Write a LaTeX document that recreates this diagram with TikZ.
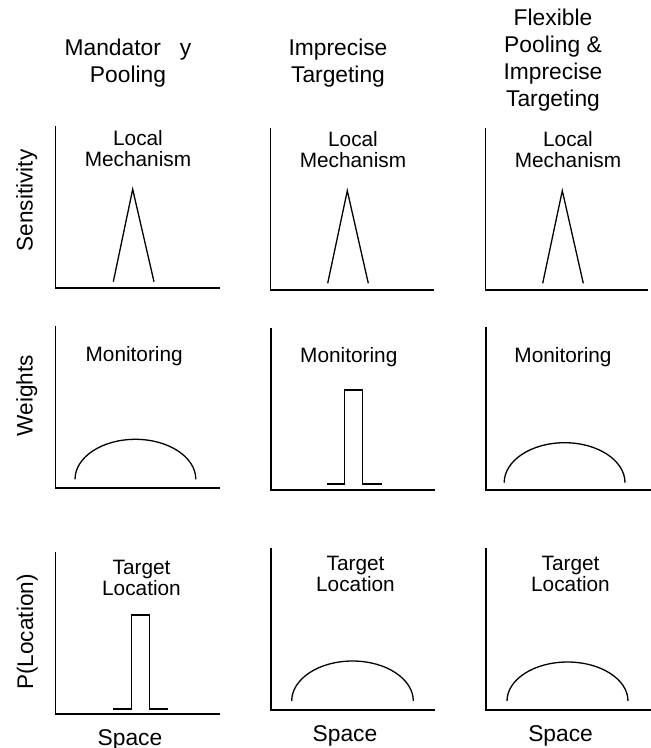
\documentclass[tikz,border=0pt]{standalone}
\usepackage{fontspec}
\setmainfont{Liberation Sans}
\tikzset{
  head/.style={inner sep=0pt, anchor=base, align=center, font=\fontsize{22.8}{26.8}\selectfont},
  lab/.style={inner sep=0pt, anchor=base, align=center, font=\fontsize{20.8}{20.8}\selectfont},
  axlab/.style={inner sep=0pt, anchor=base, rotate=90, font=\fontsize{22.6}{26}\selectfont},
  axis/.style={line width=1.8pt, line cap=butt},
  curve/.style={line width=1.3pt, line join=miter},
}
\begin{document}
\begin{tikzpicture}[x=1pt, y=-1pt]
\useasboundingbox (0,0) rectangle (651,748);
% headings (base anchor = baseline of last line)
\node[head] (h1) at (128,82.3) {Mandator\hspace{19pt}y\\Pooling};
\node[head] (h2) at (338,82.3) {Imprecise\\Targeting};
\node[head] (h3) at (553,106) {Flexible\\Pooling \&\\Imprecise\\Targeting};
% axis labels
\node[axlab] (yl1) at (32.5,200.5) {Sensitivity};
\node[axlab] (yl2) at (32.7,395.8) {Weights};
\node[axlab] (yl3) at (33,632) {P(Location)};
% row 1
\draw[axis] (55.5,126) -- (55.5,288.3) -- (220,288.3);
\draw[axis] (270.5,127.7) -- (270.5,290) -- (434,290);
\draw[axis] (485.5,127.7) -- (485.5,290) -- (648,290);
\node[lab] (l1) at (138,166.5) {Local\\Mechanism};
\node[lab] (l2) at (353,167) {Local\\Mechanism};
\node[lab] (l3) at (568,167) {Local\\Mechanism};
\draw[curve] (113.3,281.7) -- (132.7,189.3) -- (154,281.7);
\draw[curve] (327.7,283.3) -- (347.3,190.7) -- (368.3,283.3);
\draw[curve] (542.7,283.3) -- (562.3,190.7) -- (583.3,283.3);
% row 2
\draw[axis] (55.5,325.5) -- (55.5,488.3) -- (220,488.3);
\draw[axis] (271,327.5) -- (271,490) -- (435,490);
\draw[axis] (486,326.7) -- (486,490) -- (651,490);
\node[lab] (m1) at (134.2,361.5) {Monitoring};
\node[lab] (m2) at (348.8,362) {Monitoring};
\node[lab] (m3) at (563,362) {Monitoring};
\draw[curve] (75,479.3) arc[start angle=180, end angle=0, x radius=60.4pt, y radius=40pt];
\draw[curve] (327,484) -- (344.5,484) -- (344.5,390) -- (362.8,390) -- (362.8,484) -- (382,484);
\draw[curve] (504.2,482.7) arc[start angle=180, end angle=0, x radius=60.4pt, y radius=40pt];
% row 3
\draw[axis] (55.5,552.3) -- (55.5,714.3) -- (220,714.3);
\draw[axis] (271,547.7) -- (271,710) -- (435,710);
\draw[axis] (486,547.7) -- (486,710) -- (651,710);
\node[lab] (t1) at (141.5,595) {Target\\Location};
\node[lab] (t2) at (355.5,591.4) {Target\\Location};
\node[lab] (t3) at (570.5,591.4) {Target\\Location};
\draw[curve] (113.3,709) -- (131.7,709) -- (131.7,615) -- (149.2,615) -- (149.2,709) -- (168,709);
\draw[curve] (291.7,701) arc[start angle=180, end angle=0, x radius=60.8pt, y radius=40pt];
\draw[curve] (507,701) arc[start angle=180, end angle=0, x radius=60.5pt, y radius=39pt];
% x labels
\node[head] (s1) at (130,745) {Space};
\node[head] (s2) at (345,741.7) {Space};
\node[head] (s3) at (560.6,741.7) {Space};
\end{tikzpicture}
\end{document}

=======

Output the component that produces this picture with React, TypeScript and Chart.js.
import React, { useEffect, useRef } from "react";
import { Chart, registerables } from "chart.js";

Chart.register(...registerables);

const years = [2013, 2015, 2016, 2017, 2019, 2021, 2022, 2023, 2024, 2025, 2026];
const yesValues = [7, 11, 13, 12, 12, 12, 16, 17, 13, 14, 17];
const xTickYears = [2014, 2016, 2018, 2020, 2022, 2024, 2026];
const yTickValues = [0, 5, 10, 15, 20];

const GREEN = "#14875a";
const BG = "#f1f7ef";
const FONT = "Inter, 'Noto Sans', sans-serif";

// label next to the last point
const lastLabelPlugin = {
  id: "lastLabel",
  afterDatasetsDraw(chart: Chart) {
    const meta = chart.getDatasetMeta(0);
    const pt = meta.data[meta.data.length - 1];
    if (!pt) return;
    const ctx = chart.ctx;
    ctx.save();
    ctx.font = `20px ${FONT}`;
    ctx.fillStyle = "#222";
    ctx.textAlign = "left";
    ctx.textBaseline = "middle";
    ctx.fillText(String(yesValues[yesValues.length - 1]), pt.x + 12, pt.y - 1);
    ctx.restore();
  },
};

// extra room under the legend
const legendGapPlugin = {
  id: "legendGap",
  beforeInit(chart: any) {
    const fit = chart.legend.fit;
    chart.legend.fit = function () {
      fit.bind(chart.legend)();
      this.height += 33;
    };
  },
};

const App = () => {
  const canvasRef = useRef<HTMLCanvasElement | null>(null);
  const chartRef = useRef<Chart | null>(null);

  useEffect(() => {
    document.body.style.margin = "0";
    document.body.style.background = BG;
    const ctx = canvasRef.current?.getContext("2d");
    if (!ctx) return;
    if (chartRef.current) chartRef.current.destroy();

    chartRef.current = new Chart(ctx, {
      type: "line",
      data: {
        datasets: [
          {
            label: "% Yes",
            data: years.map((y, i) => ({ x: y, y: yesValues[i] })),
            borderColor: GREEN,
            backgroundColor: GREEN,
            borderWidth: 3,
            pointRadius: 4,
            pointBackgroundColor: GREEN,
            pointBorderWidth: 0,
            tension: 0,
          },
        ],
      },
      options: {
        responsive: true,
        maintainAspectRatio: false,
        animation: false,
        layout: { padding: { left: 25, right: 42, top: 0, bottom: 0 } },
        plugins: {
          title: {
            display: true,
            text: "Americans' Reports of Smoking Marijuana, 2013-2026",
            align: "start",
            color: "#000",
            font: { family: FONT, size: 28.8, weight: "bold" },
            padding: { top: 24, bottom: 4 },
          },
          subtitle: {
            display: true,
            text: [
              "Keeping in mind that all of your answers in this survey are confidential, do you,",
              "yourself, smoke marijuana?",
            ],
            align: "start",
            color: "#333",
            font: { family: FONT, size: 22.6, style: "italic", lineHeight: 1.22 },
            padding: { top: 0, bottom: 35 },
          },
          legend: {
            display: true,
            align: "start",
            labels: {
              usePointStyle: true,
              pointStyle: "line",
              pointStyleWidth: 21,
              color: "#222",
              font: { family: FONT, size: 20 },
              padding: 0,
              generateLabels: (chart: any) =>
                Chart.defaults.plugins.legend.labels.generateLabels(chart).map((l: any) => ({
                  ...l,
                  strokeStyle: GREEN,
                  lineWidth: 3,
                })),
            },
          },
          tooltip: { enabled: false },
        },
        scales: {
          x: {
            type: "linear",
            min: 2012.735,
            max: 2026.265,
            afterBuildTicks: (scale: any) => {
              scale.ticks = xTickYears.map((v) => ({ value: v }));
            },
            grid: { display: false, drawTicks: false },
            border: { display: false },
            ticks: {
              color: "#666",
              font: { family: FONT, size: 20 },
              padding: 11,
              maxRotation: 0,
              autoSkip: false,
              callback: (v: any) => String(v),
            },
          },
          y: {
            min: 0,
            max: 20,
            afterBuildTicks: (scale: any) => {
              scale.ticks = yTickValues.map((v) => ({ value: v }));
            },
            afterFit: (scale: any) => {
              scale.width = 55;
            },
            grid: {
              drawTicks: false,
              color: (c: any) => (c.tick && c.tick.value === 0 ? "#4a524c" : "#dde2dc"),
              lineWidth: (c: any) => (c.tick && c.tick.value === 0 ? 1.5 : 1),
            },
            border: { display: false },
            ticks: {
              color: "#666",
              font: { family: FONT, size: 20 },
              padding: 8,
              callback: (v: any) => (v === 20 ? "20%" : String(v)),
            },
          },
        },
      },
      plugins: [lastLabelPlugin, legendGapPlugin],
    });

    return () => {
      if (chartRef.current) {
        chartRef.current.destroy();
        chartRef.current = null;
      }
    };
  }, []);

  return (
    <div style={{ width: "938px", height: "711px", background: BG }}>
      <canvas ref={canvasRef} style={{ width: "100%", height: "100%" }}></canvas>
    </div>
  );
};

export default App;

=======

Exercise:
Above are the lines; repeat exactly the ones from the line containing "Output the component" down to the line containing "Chart.register(...registerables);", both inclusive.

Response:
Output the component that produces this picture with React, TypeScript and Chart.js.
import React, { useEffect, useRef } from "react";
import { Chart, registerables } from "chart.js";

Chart.register(...registerables);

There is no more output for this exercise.